Exercise -> Exactly as written, write out the lines below from the first to the one containing "220, 240, 260];", inclusive. Pictures do not belong in the copy.

Dataset excerpt ->
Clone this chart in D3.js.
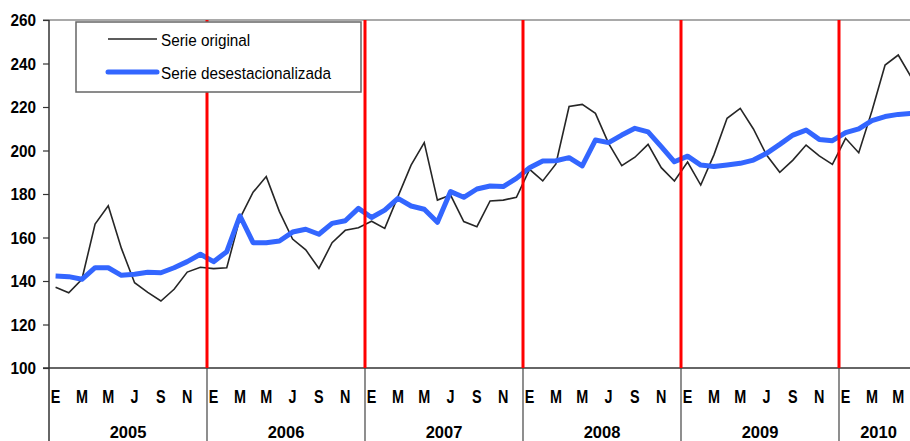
<!DOCTYPE html>
<html>
<head>
<meta charset="utf-8">
<script src="https://cdn.jsdelivr.net/npm/d3@7"></script>
<style>
  html, body { margin: 0; padding: 0; background: #fff; }
  svg { display: block; }
  text { font-family: "Liberation Sans", Arial, sans-serif; }
</style>
</head>
<body>
<svg id="chart" width="910" height="441"></svg>
<script>
// ---------------- DATA ----------------
const years = ["2005", "2006", "2007", "2008", "2009", "2010"];
const monthsInYear = [12, 12, 12, 12, 12, 6];
const monthLetters = ["E", "F", "M", "A", "M", "J", "J", "A", "S", "O", "N", "D"];
const shownMonths = [0, 2, 4, 6, 8, 10]; // E M M J S N
const yTicks = [100, 120, 140, 160, 180, 200, 220, 240, 260];

const serieOriginal = [
  137.1, 134.6, 140.8, 166.2, 174.6, 155.0, 139.2, 134.8, 130.8, 136.2, 144.1, 146.3,
  145.7, 146.1, 168.8, 180.8, 188.0, 171.9, 159.3, 154.3, 145.8, 157.6, 163.3, 164.5,
  167.5, 164.2, 178.8, 193.3, 203.6, 177.2, 179.5, 167.3, 165.0, 176.8, 177.2, 178.5,
  191.3, 186.0, 193.8, 220.2, 221.2, 217.1, 203.3, 193.0, 196.9, 202.8, 192.1, 186.0,
  194.7, 184.1, 198.0, 214.8, 219.4, 209.9, 197.9, 190.0, 195.6, 202.5, 197.5, 193.6,
  205.6, 199.0, 218.2, 239.3, 243.9, 233.5
];
const serieDesestacionalizada = [
  142.3, 142.0, 140.8, 146.1, 146.1, 142.6, 143.1, 144.0, 143.8, 146.1, 148.9, 152.3,
  148.9, 153.5, 170.0, 157.6, 157.6, 158.4, 162.5, 163.8, 161.5, 166.5, 167.7, 173.4,
  169.2, 172.6, 178.0, 174.5, 173.0, 167.0, 181.1, 178.5, 182.3, 183.7, 183.4, 187.2,
  192.1, 195.2, 195.3, 196.7, 192.9, 204.8, 203.6, 207.1, 210.2, 208.6, 201.8, 194.8,
  197.4, 193.3, 192.6, 193.3, 194.1, 195.6, 198.7, 202.8, 207.1, 209.4, 205.1, 204.5,
  208.2, 209.9, 213.7, 215.6, 216.6, 217.1
];
const legendLabels = ["Serie original", "Serie desestacionalizada"];

// ---------------- LAYOUT ----------------
const svg = d3.select("#chart");
const pLeft = 49, pRight = 918, pTop = 20, pBottom = 368;
const nMonths = serieOriginal.length;
const idx = d3.range(nMonths);

const x = d3.scaleBand().domain(idx).range([pLeft, pRight]).padding(0);
const y = d3.scaleLinear().domain([100, 260]).range([pBottom, pTop]);
const cx = i => x(i) + x.bandwidth() / 2;

// year start indices
const yearStart = [];
let acc = 0;
monthsInYear.forEach(m => { yearStart.push(acc); acc += m; });

// top frame line
svg.append("line")
  .attr("x1", pLeft - 6).attr("x2", 910).attr("y1", pTop).attr("y2", pTop)
  .attr("stroke", "#8c8c8c").attr("stroke-width", 1.5);

// Y axis
const yAxis = svg.append("g")
  .attr("transform", `translate(${pLeft},0)`)
  .call(d3.axisLeft(y).tickValues(yTicks).tickSize(6).tickPadding(6).tickFormat(d3.format("d")));
yAxis.select(".domain").remove();
yAxis.selectAll(".tick line").attr("stroke", "#333").attr("stroke-width", 1.2);
yAxis.selectAll(".tick text")
  .attr("font-family", "Liberation Sans, Arial, sans-serif")
  .attr("font-size", 16.5).attr("font-weight", "bold").attr("fill", "#000")
  .attr("dy", "0.36em")
  .attr("transform", "scale(0.93,1)")
  .attr("x", -13 / 0.93);

// left axis line (extends through category area)
svg.append("line")
  .attr("x1", pLeft).attr("x2", pLeft).attr("y1", pTop).attr("y2", 441)
  .attr("stroke", "#333").attr("stroke-width", 1.5);

// bottom axis line
svg.append("line")
  .attr("x1", pLeft - 6).attr("x2", 910).attr("y1", pBottom).attr("y2", pBottom)
  .attr("stroke", "#333").attr("stroke-width", 1.5);

// year separators in category area
svg.selectAll(".ysep").data(yearStart.slice(1)).enter().append("line")
  .attr("x1", d => x(d)).attr("x2", d => x(d))
  .attr("y1", pBottom).attr("y2", 441)
  .attr("stroke", "#444").attr("stroke-width", 1.2);

// month labels
const monthItems = [];
yearStart.forEach((s, yi) => {
  for (let m = 0; m < monthsInYear[yi]; m++) {
    if (shownMonths.includes(m)) monthItems.push({ i: s + m, label: monthLetters[m] });
  }
});
svg.selectAll(".mlab").data(monthItems).enter().append("text")
  .attr("transform", d => `translate(${cx(d.i)},403) scale(0.8,1)`)
  .attr("text-anchor", "middle")
  .attr("font-size", 18).attr("font-weight", "bold").attr("fill", "#000")
  .text(d => d.label);

// year labels
svg.selectAll(".ylab").data(years).enter().append("text")
  .attr("x", (d, i) => {
    const s = yearStart[i], e = s + monthsInYear[i];
    return (x(s) + x(e - 1) + x.bandwidth()) / 2;
  })
  .attr("y", 438)
  .attr("text-anchor", "middle")
  .attr("font-size", 16.5).attr("font-weight", "bold").attr("fill", "#000")
  .text(d => d);

// lines
const lineGen = d3.line().x((d, i) => cx(i)).y(d => y(d));
svg.append("path").datum(serieOriginal)
  .attr("d", lineGen).attr("fill", "none")
  .attr("stroke", "#262626").attr("stroke-width", 1.6).attr("stroke-linejoin", "miter");
svg.append("path").datum(serieDesestacionalizada)
  .attr("d", lineGen).attr("fill", "none")
  .attr("stroke", "#3366ff").attr("stroke-width", 5).attr("stroke-linejoin", "round");

// red year dividers
svg.selectAll(".red").data(yearStart.slice(1)).enter().append("line")
  .attr("x1", d => x(d)).attr("x2", d => x(d))
  .attr("y1", pTop).attr("y2", pBottom)
  .attr("stroke", "#ff0000").attr("stroke-width", 3);

// legend
const lg = svg.append("g");
lg.append("rect")
  .attr("x", 76).attr("y", 22).attr("width", 285).attr("height", 70)
  .attr("fill", "#fff").attr("stroke", "#666").attr("stroke-width", 1.5);
lg.append("line").attr("x1", 108).attr("x2", 157).attr("y1", 39).attr("y2", 39)
  .attr("stroke", "#262626").attr("stroke-width", 1.6);
lg.append("line").attr("x1", 108).attr("x2", 157).attr("y1", 72).attr("y2", 72)
  .attr("stroke", "#3366ff").attr("stroke-width", 5).attr("stroke-linecap", "round");
lg.selectAll(".ltxt").data(legendLabels).enter().append("text")
  .attr("transform", (d, i) => `translate(161,${i === 0 ? 46 : 79}) scale(0.9,1)`)
  .attr("font-size", 17).attr("fill", "#000")
  .text(d => d);
</script>
</body>
</html>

Written solution ->
Clone this chart in D3.js.
<!DOCTYPE html>
<html>
<head>
<meta charset="utf-8">
<script src="https://cdn.jsdelivr.net/npm/d3@7"></script>
<style>
  html, body { margin: 0; padding: 0; background: #fff; }
  svg { display: block; }
  text { font-family: "Liberation Sans", Arial, sans-serif; }
</style>
</head>
<body>
<svg id="chart" width="910" height="441"></svg>
<script>
// ---------------- DATA ----------------
const years = ["2005", "2006", "2007", "2008", "2009", "2010"];
const monthsInYear = [12, 12, 12, 12, 12, 6];
const monthLetters = ["E", "F", "M", "A", "M", "J", "J", "A", "S", "O", "N", "D"];
const shownMonths = [0, 2, 4, 6, 8, 10]; // E M M J S N
const yTicks = [100, 120, 140, 160, 180, 200, 220, 240, 260];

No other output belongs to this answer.